Continuing through July 25, 2010
Born in 1970, Jason Salavon grew up with ever-evolving computer technology; it is natural, then, that he teaches classes in visual arts and the Computation Institute at the University of Chicago. His "Spigot (Babbling Self-Portrait)" features two projections, meeting where the walls adjoin, of what he's googled over the past two years. Fittingly, the litany of well over 11,000 searches visually references Jenny Holzer, on the right, and Josef Albers' "Homages to the Square" to the viewer's left. Although Holzer and Albers worked with repetition, their purposes and content remain entirely different both from one another's and from Salavon's. His art's formal aspects alone were chosen from an endless pool of possibilities - rather like plucking a handful of stars from the billions in our universe.

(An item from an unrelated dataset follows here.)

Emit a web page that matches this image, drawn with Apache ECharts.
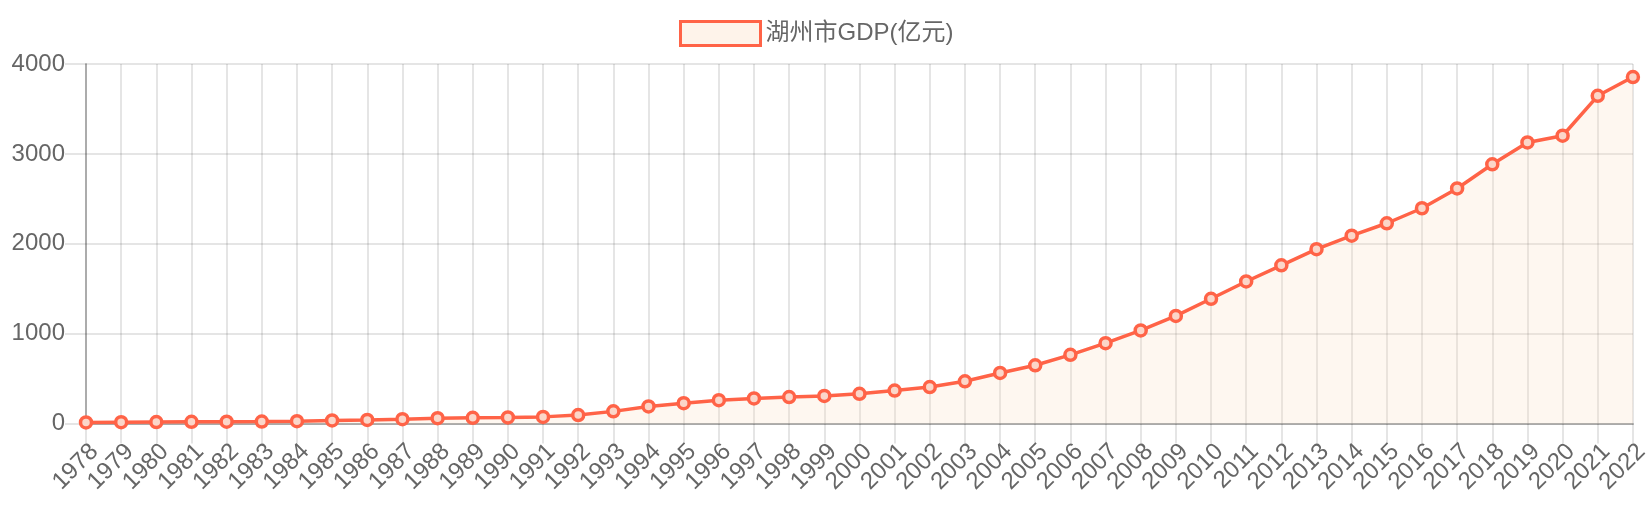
<!DOCTYPE html>
<html><head><meta charset="utf-8">
<script src="https://cdn.jsdelivr.net/npm/echarts@6/dist/echarts.min.js"></script>
<style>html,body{margin:0;padding:0;background:#fff}#c{width:1652px;height:520px}</style>
</head><body><div id="c"></div>
<script>
const years = ['1978','1979','1980','1981','1982','1983','1984','1985','1986','1987','1988','1989','1990','1991','1992','1993','1994','1995','1996','1997','1998','1999','2000','2001','2002','2003','2004','2005','2006','2007','2008','2009','2010','2011','2012','2013','2014','2015','2016','2017','2018','2019','2020','2021','2022'];
const gdp = [11.5,14.2,16.6,18.9,20.6,21.4,25.5,34.2,39.5,47.6,59.7,63.5,67.3,73.7,93.4,135,190,226,259,279,294,306,330,366,405,470,562,648,764,894,1036,1197,1388,1580,1760,1940,2090,2228,2395,2615,2884,3127,3202,3646,3855];
const yTicks = [0,1000,2000,3000,4000];
const seriesName = '湖州市GDP(亿元)';
const FONT = '"Liberation Sans","Noto Sans CJK SC",Arial,sans-serif';
const chart = echarts.init(document.getElementById('c'), null, {renderer:'canvas'});
chart.setOption({
  animation:false,
  legend:{
    data:[seriesName], top:15, left:674, icon:'rect', itemWidth:80, itemHeight:24, itemGap:12,
    textStyle:{fontSize:24, color:'#666', fontFamily:FONT},
    itemStyle:{color:'#fef3ea', borderColor:'#ff6347', borderWidth:3}
  },
  grid:{left:86, right:15, top:64, bottom:96.5, containLabel:false},
  xAxis:{
    type:'category', data:years, boundaryGap:false,
    axisLine:{lineStyle:{color:'#aaa', width:2}},
    axisTick:{show:true, length:20, alignWithLabel:true, lineStyle:{color:'rgba(0,0,0,0.1)', width:2}},
    splitLine:{show:true, lineStyle:{color:'rgba(0,0,0,0.1)', width:2}},
    axisLabel:{interval:0, rotate:45, margin:16, align:'right', verticalAlign:'top', fontSize:24, color:'#666', fontFamily:FONT}
  },
  yAxis:{
    type:'value', min:yTicks[0], max:yTicks[yTicks.length-1], interval:1000,
    axisLine:{show:true, lineStyle:{color:'rgba(0,0,0,0.25)', width:2}},
    axisTick:{show:true, length:21, lineStyle:{color:'rgba(0,0,0,0.1)', width:2}},
    splitLine:{show:true, lineStyle:{color:'rgba(0,0,0,0.1)', width:2}},
    axisLabel:{margin:21, fontSize:24, color:'#666', fontFamily:FONT, formatter:function(v){return String(v);}}
  },
  series:[{
    name:seriesName, type:'line', data:gdp,
    symbol:'circle', symbolSize:11,
    lineStyle:{color:'#ff6347', width:3.5},
    itemStyle:{color:'#fbd6c9', borderColor:'#ff6347', borderWidth:3.5},
    areaStyle:{color:'rgba(250,215,185,0.3)'}
  }]
});
</script></body></html>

There is a refreshing dialogue with art history that Salavon establishes in all of his work. It is, in fact, one of the only unifying characteristics in this exhibition, which runs a gamut of genres from 17th-century Dutch memento mori to the above-named modern and postmodern artists; from Baroque painting to French Impressionism. Salavon pulls a post-Francis Bacon tactic by deconstructing roughly 80 of Diego Velázquez's portraits, and recombining the pixellated results into a portrait of the master himself. All reference to Bacon's great work is quickly dispelled, however, by a close-up look at Salavon's "portrait." It is rather disappointingly evident that this is a print, as flat as it can be; and while I could go on about the notion of super-flatness as a positive position in the digital age, computer screens and glass-encased prints will never replace the frank opulence of painting. That Salavon's works trick the eye into lusting after the old-fashioned medium is a tribute to his art, however. His version of computer-programmed trompe l'oeil is both remarkable and maddening: a striking combination that adds up to art.